As always, it's the timing that makes this special. Jerry looked around after the first week of the playoffs and decided, in his intermittently charming and reliably megalomaniac way, that he wasn't getting enough attention for letting McCarthy dangle. Or, if this wasn't dangling, he had simply forgotten that the Bears might have been willing to take McCarthy off his hands without fuss or muss. Or maybe Jones remembered all that but was damned if he would let an insouciant brigand like Ginny McCaskey steal the guy he wanted to fire. All things are possible in the dance hall of Jerry's mind; his true skill isn't in knowing what he wants, but in making us watch while he tries in his usual ludicrous way to figure it out.

It isn't so much that McCarthy deserved to stay on the job, although the Cowboys were so incompletely built and ravaged by injuries to important players that his work this year was tough to assess.

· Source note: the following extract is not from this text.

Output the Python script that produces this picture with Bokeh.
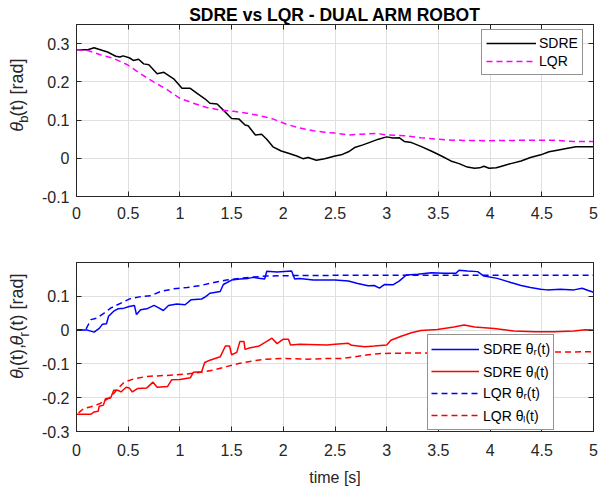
import numpy as np
from bokeh.plotting import figure
from bokeh.models import Range1d, FixedTicker, LinearAxis, Legend, LegendItem
from bokeh.core.properties import value
from bokeh.layouts import column, row
from bokeh.embed import file_html
from bokeh.resources import INLINE

# ---------------- data ----------------
title_text = "SDRE vs LQR - DUAL ARM ROBOT"
x_label = "time [s]"
x_ticks = [0, 0.5, 1, 1.5, 2, 2.5, 3, 3.5, 4, 4.5, 5]
x_tick_labels = ["0", "0.5", "1", "1.5", "2", "2.5", "3", "3.5", "4", "4.5", "5"]
yb_ticks = [-0.1, 0, 0.1, 0.2, 0.3]
yb_tick_labels = ["-0.1", "0", "0.1", "0.2", "0.3"]
ylr_ticks = [-0.3, -0.2, -0.1, 0, 0.1]
ylr_tick_labels = ["-0.3", "-0.2", "-0.1", "0", "0.1"]

t_b_sdre = [0.0, 0.11, 0.17, 0.23, 0.30, 0.38, 0.42, 0.45, 0.51, 0.55, 0.60, 0.65, 0.70, 0.78, 0.845,
            0.94, 1.02, 1.10, 1.18, 1.245, 1.29, 1.36, 1.42, 1.50, 1.57, 1.63, 1.66, 1.73, 1.79, 1.84,
            1.90, 1.98, 2.05, 2.13, 2.19, 2.24, 2.32, 2.40, 2.50, 2.56, 2.63, 2.69, 2.77, 2.83, 2.92,
            3.00, 3.06, 3.12, 3.17, 3.24, 3.33, 3.43, 3.53, 3.62, 3.70, 3.78, 3.85, 3.90, 3.94, 3.99,
            4.06, 4.12, 4.20, 4.30, 4.39, 4.49, 4.57, 4.65, 4.75, 4.83, 4.92, 5.0]
thb_sdre = [0.284, 0.284, 0.289, 0.284, 0.278, 0.267, 0.265, 0.268, 0.263, 0.256, 0.259, 0.247, 0.245,
            0.221, 0.225, 0.208, 0.183, 0.183, 0.167, 0.155, 0.144, 0.142, 0.126, 0.104, 0.103, 0.087,
            0.085, 0.061, 0.063, 0.050, 0.030, 0.019, 0.013, 0.006, -0.001, 0.002, -0.005, -0.001,
            0.006, 0.009, 0.017, 0.028, 0.035, 0.041, 0.050, 0.056, 0.053, 0.054, 0.044, 0.041, 0.031,
            0.019, 0.006, -0.007, -0.014, -0.023, -0.026, -0.025, -0.021, -0.026, -0.025, -0.020,
            -0.014, -0.007, 0.002, 0.009, 0.017, 0.021, 0.026, 0.030, 0.030, 0.030]

t_b_lqr = [0.0, 0.11, 0.23, 0.36, 0.49, 0.62, 0.75, 0.88, 1.00, 1.13, 1.26, 1.39, 1.52, 1.65, 1.78,
           1.90, 2.03, 2.16, 2.29, 2.40, 2.50, 2.63, 2.75, 2.90, 3.00, 3.17, 3.33, 3.49, 3.65, 3.97,
           4.30, 4.62, 4.81, 5.0]
thb_lqr = [0.284, 0.282, 0.271, 0.261, 0.245, 0.221, 0.199, 0.179, 0.157, 0.144, 0.133, 0.126, 0.123,
           0.118, 0.111, 0.103, 0.089, 0.079, 0.072, 0.068, 0.066, 0.061, 0.063, 0.065, 0.061, 0.059,
           0.054, 0.050, 0.047, 0.046, 0.047, 0.047, 0.044, 0.044]

t_r_sdre = [0.0, 0.106, 0.17, 0.22, 0.25, 0.29, 0.31, 0.36, 0.40, 0.46, 0.51, 0.56, 0.58, 0.62, 0.68,
            0.75, 0.80, 0.84, 0.89, 0.97, 1.05, 1.11, 1.21, 1.25, 1.29, 1.39, 1.42, 1.50, 1.58, 1.66,
            1.71, 1.78, 1.82, 1.84, 1.94, 2.08, 2.11, 2.16, 2.29, 2.42, 2.50, 2.63, 2.72, 2.82, 2.88,
            2.93, 2.98, 3.06, 3.12, 3.19, 3.30, 3.43, 3.56, 3.67, 3.70, 3.78, 3.88, 3.94, 4.07, 4.20,
            4.30, 4.39, 4.49, 4.55, 4.68, 4.81, 4.89, 4.95, 5.0]
thr_sdre = [0.0, 0.0, -0.006, 0.005, 0.017, 0.019, 0.041, 0.056, 0.063, 0.065, 0.070, 0.073, 0.046,
            0.060, 0.063, 0.073, 0.065, 0.058, 0.073, 0.077, 0.075, 0.090, 0.092, 0.099, 0.109, 0.114,
            0.135, 0.148, 0.151, 0.153, 0.156, 0.153, 0.151, 0.174, 0.172, 0.175, 0.151, 0.153, 0.148,
            0.148, 0.148, 0.145, 0.138, 0.131, 0.132, 0.124, 0.135, 0.134, 0.145, 0.163, 0.165, 0.170,
            0.168, 0.168, 0.177, 0.175, 0.173, 0.160, 0.153, 0.141, 0.132, 0.126, 0.121, 0.119, 0.121,
            0.119, 0.124, 0.117, 0.112]

t_l_sdre = [0.0, 0.14, 0.17, 0.21, 0.22, 0.26, 0.28, 0.33, 0.36, 0.40, 0.43, 0.48, 0.51, 0.54, 0.59,
            0.68, 0.74, 0.78, 0.88, 0.92, 1.00, 1.10, 1.13, 1.21, 1.24, 1.29, 1.39, 1.44, 1.48, 1.50,
            1.55, 1.58, 1.62, 1.63, 1.68, 1.76, 1.82, 1.89, 1.94, 2.00, 2.05, 2.07, 2.16, 2.42, 2.50,
            2.63, 2.66, 2.79, 2.88, 3.00, 3.04, 3.14, 3.24, 3.33, 3.49, 3.65, 3.75, 3.85, 4.04, 4.23,
            4.43, 4.62, 4.81, 4.92, 5.0]
thl_sdre = [-0.249, -0.249, -0.242, -0.240, -0.225, -0.222, -0.203, -0.201, -0.178, -0.178, -0.183,
            -0.169, -0.171, -0.183, -0.173, -0.171, -0.154, -0.169, -0.167, -0.147, -0.146, -0.141,
            -0.125, -0.123, -0.096, -0.089, -0.079, -0.047, -0.047, -0.073, -0.066, -0.034, -0.034,
            -0.057, -0.052, -0.048, -0.037, -0.024, -0.040, -0.027, -0.027, -0.044, -0.042, -0.044,
            -0.042, -0.039, -0.045, -0.049, -0.047, -0.044, -0.030, -0.018, -0.008, -0.001, 0.002,
            0.009, 0.015, 0.009, 0.005, -0.003, -0.005, -0.005, -0.003, 0.001, 0.0]

t_r_lqr = [0.0, 0.09, 0.14, 0.20, 0.27, 0.33, 0.43, 0.52, 0.62, 0.72, 0.81, 0.94, 1.07, 1.20, 1.33,
           1.45, 1.58, 1.71, 1.84, 2.00, 2.50, 3.00, 4.00, 5.0]
thr_lqr = [0.0, 0.002, 0.031, 0.036, 0.051, 0.065, 0.080, 0.093, 0.099, 0.102, 0.114, 0.122, 0.126,
           0.132, 0.141, 0.148, 0.153, 0.157, 0.160, 0.161, 0.162, 0.162, 0.162, 0.162]

t_l_lqr = [0.02, 0.07, 0.14, 0.23, 0.33, 0.40, 0.46, 0.56, 0.68, 0.81, 0.94, 1.07, 1.20, 1.33, 1.45,
           1.58, 1.71, 1.84, 2.00, 2.23, 2.42, 2.56, 2.69, 2.82, 2.95, 3.20, 3.65, 4.30, 5.0]
thl_lqr = [-0.245, -0.232, -0.227, -0.217, -0.198, -0.173, -0.154, -0.144, -0.137, -0.135, -0.133,
           -0.130, -0.125, -0.118, -0.108, -0.098, -0.091, -0.086, -0.084, -0.086, -0.084, -0.084,
           -0.079, -0.073, -0.069, -0.068, -0.068, -0.066, -0.064]

# ---------------- styling helpers ----------------
FONT = "Liberation Sans"
AX = "#262626"
GRID = "#dfdfdf"
LABW = 38                    # width of the strip holding the rotated y label
W = 598 - LABW
LEFT, RIGHT = 74 - LABW, 5

ADV = {'(': 0.333, ')': 0.333, 't': 0.278, ' ': 0.278, '[': 0.278, ']': 0.278, 'r': 0.333,
       'a': 0.556, 'd': 0.556, 'b': 0.556, 'l': 0.222, ',': 0.278, 'θ': 0.556}


def text_w(s, size):
    return sum(ADV.get(c, 0.5) for c in s) * size


def make_fig(height, top, bottom, yr, yticks, ylabels, xstand, title=None):
    kw = dict(title=title) if title else {}
    p = figure(width=W, height=height, x_range=Range1d(0, 5), y_range=Range1d(*yr),
               output_backend="svg", toolbar_location=None,
               min_border_left=LEFT, min_border_right=RIGHT,
               min_border_top=top, min_border_bottom=bottom, **kw)
    p.background_fill_color = "white"
    p.border_fill_color = "white"
    p.outline_line_color = AX
    p.outline_line_width = 1
    xa, ya = p.below[0], p.left[0]
    for ax in (xa, ya):
        ax.major_tick_in = 5
        ax.major_tick_out = 0
        ax.minor_tick_line_color = None
        ax.axis_line_color = AX
        ax.major_tick_line_color = AX
        ax.major_label_text_font = FONT
        ax.major_label_text_font_size = "16px"
        ax.major_label_text_color = AX
    xa.ticker = FixedTicker(ticks=x_ticks)
    xa.major_label_overrides = dict(zip(x_ticks, x_tick_labels))
    xa.major_label_standoff = xstand
    ya.ticker = FixedTicker(ticks=yticks)
    ya.major_label_overrides = dict(zip(yticks, ylabels))
    ya.major_label_standoff = 7
    # box ticks on top and right (no labels)
    for loc, ticks in (("above", x_ticks), ("right", yticks)):
        a = LinearAxis(ticker=FixedTicker(ticks=ticks), major_tick_in=5, major_tick_out=0,
                       minor_tick_line_color=None, major_label_text_font_size="1px",
                       major_label_text_color=None, major_label_standoff=0,
                       axis_line_color=AX, major_tick_line_color=AX)
        p.add_layout(a, loc)
    p.xgrid[0].ticker = FixedTicker(ticks=x_ticks)
    p.ygrid[0].ticker = FixedTicker(ticks=yticks)
    for g in (p.xgrid[0], p.ygrid[0]):
        g.grid_line_color = GRID
        g.grid_line_width = 1
    return p, xa, ya


def label_strip(height, y_mid_screen, pieces, x_center=16.5):
    """Narrow figure carrying the rotated y-axis label (italic theta, subscripts).
    pieces: (text, font px, style, shift to the right in px, gap after in px)"""
    s = figure(width=LABW, height=height, x_range=Range1d(0, LABW), y_range=Range1d(0, height),
               x_axis_type=None, y_axis_type=None, output_backend="svg", toolbar_location=None,
               min_border=0, min_border_left=0, min_border_right=0, min_border_top=0,
               min_border_bottom=0)
    s.outline_line_color = None
    s.background_fill_color = "white"
    s.border_fill_color = "white"
    total = sum(text_w(t, sz) + g for t, sz, st, dx, g in pieces)
    pos = height - y_mid_screen - total / 2.0
    for t, sz, st, dx, g in pieces:
        s.text(x=[x_center + dx], y=[pos], text=[t], angle=np.pi / 2, text_align="left",
               text_baseline="middle", text_font=value(FONT), text_font_size=value(f"{sz}px"),
               text_font_style=value(st), text_color=AX)
        pos += text_w(t, sz) + g
    return s


# ---------------- top plot ----------------
yb_range = (-0.1, 0.35)
H1, T1, B1 = 240, 24, 44
p1, xa1, ya1 = make_fig(H1, T1, B1, yb_range, yb_ticks, yb_tick_labels, 10, title=title_text)
p1.title.align = "center"
p1.title.text_font = FONT
p1.title.text_font_size = "17.5px"
p1.title.text_font_style = "bold"
p1.title.text_color = "black"
p1.title.standoff = 0
r1 = p1.line(t_b_sdre, thb_sdre, line_color="black", line_width=1.5)
r2 = p1.line(t_b_lqr, thb_lqr, line_color="#ff00ff", line_width=1.5, line_dash="6 4")
leg1 = Legend(items=[LegendItem(label="SDRE", renderers=[r1]),
                     LegendItem(label="LQR", renderers=[r2])],
              location=(405, 121), orientation="vertical",
              label_text_font=FONT, label_text_font_size="14px", label_text_color="black",
              border_line_color=AX, border_line_width=1, background_fill_color="white",
              background_fill_alpha=1.0, padding=4, spacing=0, margin=0,
              glyph_width=50, glyph_height=18, label_height=18, label_standoff=3)
p1.add_layout(leg1)
lab1 = label_strip(H1, T1 + (H1 - T1 - B1) / 2.0,
                   [("θ", 18, "italic", 0, 2.5), ("b", 13, "normal", 6, 1.5),
                    ("(t) [rad]", 18, "normal", 0, 0)])

# ---------------- bottom plot ----------------
ylr_range = (-0.3, 0.2)
H2, T2, B2 = 248, 22, 56
p2, xa2, ya2 = make_fig(H2, T2, B2, ylr_range, ylr_ticks, ylr_tick_labels, 12)
xa2.axis_label = x_label
xa2.axis_label_text_font = FONT
xa2.axis_label_text_font_size = "16px"
xa2.axis_label_text_font_style = "normal"
xa2.axis_label_text_color = AX
xa2.axis_label_standoff = 10
s1 = p2.line(t_r_sdre, thr_sdre, line_color="#0000ff", line_width=1.5)
s2 = p2.line(t_l_sdre, thl_sdre, line_color="#ff0000", line_width=1.5)
s3 = p2.line(t_r_lqr, thr_lqr, line_color="#0000ff", line_width=1.5, line_dash="6 4")
s4 = p2.line(t_l_lqr, thl_lqr, line_color="#ff0000", line_width=1.5, line_dash="6 4")
leg2 = Legend(items=[LegendItem(label="SDRE θᵣ(t)", renderers=[s1]),
                     LegendItem(label="SDRE θₗ(t)", renderers=[s2]),
                     LegendItem(label="LQR θᵣ(t)", renderers=[s3]),
                     LegendItem(label="LQR θₗ(t)", renderers=[s4])],
              location=(351, 1), orientation="vertical",
              label_text_font=FONT, label_text_font_size="14px", label_text_color="black",
              border_line_color=AX, border_line_width=1, background_fill_color="white",
              background_fill_alpha=1.0, padding=3, spacing=0, margin=0,
              glyph_width=48, glyph_height=22, label_height=22, label_standoff=4)
p2.add_layout(leg2)
lab2 = label_strip(H2, T2 + (H2 - T2 - B2) / 2.0,
                   [("θ", 18, "italic", 0, 3), ("l", 14, "normal", 7, 3),
                    ("(t),", 18, "normal", 0, 8), ("θ", 18, "italic", 0, 3),
                    ("r", 14, "normal", 7, 3), ("(t) [rad]", 18, "normal", 0, 0)])

layout = column(row(lab1, p1, spacing=0), row(lab2, p2, spacing=0), spacing=0)
open("out.html", "w").write(file_html(layout, INLINE))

Nor was it that Jones could have done this last week when his mind was a week fresher, or that his endless search for a bargain got in the way of signing McCarthy to a new deal at his current rate of pay, a mere $8 million. Jones was alleged to have been critical of the number of people on McCarthy's coaching staff, though he might have also figured that paying a top-12 coaching salary for seven wins is not value for cattle. Again, he works in mysterious ways. This is normally the case when someone's directional instinct is the place he was standing five minutes earlier.

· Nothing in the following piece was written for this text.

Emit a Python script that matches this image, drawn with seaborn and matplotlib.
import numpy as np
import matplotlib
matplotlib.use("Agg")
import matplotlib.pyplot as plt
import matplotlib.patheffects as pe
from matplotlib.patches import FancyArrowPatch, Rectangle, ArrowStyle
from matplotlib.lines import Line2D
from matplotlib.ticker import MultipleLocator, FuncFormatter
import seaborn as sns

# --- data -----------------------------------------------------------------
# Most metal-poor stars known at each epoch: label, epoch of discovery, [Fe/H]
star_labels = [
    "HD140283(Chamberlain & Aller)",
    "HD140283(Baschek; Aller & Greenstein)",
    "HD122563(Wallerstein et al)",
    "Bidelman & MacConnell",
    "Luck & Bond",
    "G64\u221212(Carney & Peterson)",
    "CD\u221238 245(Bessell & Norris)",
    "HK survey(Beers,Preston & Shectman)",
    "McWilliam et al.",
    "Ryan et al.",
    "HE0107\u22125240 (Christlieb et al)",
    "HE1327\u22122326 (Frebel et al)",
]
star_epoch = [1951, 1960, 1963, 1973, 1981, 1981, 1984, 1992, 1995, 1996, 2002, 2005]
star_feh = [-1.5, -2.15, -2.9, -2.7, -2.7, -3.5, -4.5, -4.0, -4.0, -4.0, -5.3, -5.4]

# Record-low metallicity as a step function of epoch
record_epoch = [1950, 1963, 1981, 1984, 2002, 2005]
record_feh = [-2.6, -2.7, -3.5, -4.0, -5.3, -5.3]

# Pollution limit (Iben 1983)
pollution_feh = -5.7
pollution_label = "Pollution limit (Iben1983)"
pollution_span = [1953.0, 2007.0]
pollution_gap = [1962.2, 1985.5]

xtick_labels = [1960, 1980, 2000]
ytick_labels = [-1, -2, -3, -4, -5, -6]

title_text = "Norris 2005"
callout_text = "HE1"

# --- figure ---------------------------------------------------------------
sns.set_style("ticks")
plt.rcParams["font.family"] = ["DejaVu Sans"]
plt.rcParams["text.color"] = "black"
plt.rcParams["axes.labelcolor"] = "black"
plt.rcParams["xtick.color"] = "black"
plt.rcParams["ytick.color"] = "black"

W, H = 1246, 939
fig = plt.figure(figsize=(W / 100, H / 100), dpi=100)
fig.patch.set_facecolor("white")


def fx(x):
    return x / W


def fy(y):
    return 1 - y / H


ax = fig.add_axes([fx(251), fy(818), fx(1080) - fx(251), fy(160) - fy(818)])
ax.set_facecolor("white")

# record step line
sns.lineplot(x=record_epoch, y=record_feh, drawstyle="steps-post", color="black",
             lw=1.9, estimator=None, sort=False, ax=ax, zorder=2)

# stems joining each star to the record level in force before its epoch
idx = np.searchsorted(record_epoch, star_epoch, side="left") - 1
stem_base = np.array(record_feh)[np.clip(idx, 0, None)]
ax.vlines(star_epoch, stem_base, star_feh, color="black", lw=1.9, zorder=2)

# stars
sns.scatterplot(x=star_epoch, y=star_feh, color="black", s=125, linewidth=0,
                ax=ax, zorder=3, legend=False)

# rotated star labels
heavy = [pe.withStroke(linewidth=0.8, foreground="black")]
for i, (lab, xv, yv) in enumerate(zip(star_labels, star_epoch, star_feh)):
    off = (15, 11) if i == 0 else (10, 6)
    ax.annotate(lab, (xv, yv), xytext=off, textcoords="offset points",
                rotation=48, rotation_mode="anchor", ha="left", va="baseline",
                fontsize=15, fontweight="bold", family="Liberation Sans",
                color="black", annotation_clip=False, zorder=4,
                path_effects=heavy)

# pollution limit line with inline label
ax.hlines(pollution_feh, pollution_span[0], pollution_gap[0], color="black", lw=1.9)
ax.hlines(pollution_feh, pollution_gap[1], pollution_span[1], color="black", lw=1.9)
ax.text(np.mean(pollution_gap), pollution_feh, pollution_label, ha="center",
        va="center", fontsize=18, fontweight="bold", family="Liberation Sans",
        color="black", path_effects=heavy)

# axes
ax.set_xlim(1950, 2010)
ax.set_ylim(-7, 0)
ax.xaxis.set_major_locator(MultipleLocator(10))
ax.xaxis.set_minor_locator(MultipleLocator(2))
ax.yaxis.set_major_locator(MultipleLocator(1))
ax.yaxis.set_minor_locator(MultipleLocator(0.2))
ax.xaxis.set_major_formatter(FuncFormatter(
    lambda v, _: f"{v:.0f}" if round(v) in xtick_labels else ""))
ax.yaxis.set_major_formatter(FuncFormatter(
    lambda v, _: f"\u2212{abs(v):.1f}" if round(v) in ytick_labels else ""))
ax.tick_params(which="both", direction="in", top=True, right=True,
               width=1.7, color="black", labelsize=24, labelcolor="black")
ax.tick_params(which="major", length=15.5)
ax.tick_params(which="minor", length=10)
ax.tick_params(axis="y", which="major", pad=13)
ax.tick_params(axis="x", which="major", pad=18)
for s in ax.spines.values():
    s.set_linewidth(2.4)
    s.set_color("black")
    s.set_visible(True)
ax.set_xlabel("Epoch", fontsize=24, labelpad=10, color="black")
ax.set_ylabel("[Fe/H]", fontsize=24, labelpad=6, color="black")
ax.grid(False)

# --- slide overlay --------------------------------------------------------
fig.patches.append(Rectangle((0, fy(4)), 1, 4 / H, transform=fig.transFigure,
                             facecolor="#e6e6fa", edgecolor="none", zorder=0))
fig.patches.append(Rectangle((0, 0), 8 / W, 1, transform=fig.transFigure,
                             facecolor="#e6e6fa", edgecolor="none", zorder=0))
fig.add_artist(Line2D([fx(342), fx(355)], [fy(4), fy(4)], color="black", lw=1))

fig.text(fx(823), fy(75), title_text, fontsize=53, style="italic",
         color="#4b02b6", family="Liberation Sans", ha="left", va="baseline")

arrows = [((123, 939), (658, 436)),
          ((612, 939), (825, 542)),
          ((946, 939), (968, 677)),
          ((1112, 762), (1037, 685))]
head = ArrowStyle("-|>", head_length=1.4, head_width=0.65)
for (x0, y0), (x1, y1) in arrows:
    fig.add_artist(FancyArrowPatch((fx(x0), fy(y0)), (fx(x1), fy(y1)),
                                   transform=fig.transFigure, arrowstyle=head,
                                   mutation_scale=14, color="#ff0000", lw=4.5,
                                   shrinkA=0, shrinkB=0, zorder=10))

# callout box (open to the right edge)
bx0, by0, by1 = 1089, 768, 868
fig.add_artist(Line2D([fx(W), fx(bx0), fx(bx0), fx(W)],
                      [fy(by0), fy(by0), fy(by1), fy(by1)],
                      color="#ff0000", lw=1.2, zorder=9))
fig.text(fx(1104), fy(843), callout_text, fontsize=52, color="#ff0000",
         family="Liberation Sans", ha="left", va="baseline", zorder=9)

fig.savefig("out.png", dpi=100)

And maybe therein lies the way to explain the various methodologies for McCarthy's dismissal—boredom, both inside the compound and out. The Cowboys were boring when they won and only incrementally less boring when they lost. McCarthy, for his part, worked ceaselessly at being boring, as he had in Green Bay before that. Jerry is now pretty much a constant public bore himself, even though he still runs the owners' meetings and as such must be heeded on all matters not directly related to the actual football. Whatever the Cowboys were intended to be when McCarthy was hired, they stopped being that this year. Now, they are a bottom-third team without the glitter that comes with draft speculation—they pick 12th, a glamorous place to be only if you're the team drafting 13th—and their most interesting player might be All-Pro kicker Brandon Aubrey. They are irrelevant in every aspect save brand recognition, and that is a rolling condemnation of their managing general face of the franchise. And Jerry isn’t about to fire himself.

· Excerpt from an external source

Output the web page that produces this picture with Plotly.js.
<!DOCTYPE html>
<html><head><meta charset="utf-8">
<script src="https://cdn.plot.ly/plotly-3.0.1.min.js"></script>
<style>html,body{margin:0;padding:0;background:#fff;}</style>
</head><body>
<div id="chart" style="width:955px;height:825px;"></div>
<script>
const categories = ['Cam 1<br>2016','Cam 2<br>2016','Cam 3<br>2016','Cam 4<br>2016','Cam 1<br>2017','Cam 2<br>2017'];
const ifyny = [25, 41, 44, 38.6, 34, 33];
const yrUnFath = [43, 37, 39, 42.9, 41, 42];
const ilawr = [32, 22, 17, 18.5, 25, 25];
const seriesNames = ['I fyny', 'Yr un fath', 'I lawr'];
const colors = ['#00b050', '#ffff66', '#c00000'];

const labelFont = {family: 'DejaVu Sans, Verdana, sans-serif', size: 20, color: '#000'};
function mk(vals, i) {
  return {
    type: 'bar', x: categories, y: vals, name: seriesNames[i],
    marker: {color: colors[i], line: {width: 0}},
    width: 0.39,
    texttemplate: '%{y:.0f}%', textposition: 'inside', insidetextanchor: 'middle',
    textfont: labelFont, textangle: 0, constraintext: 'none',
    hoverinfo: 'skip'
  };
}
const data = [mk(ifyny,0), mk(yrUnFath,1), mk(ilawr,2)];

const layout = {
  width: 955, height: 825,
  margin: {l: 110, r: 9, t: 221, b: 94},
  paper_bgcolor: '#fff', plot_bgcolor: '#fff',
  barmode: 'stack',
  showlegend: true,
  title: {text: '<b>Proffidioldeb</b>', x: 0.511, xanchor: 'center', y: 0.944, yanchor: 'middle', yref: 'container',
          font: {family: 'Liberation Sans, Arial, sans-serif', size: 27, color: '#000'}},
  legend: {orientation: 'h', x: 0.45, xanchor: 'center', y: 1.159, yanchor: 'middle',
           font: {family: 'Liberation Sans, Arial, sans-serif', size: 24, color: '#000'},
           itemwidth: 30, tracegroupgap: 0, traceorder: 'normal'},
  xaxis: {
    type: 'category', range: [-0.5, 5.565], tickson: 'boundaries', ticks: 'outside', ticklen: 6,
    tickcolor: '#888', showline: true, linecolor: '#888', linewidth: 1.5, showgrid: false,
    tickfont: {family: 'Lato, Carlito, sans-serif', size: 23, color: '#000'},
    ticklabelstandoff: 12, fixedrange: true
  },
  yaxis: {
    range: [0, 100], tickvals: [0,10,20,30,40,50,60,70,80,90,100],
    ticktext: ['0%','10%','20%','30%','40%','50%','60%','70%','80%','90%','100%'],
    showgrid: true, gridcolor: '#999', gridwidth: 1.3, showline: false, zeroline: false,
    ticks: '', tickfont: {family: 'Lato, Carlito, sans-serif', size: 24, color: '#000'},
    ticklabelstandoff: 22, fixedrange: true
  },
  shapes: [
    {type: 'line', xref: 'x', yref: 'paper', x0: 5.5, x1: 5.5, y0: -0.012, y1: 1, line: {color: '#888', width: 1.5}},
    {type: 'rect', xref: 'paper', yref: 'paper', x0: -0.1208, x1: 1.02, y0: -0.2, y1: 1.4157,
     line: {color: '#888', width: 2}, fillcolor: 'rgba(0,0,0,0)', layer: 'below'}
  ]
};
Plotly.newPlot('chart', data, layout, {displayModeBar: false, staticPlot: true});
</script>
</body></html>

So McCarthy is out, but at 61 he won't yet be banished Belichick-style. He's still won 60 percent of his games, no matter how style- or personality-deficient he might be, and there are teams out there who could certainly do worse than bringing him in to run the show. There are many teams that repeatedly have done worse. All it will take for McCarthy to get another gig is an owner who either doesn't know what he or she wants, or one who knows what they want but has no earthly idea how to get it. You know, like Jerry. Frankly, it seems a shame that he just fired Mike McCarthy, because he'd be just the guy to hire him. Hell, Jer' might hire him again. He's a hoot that way.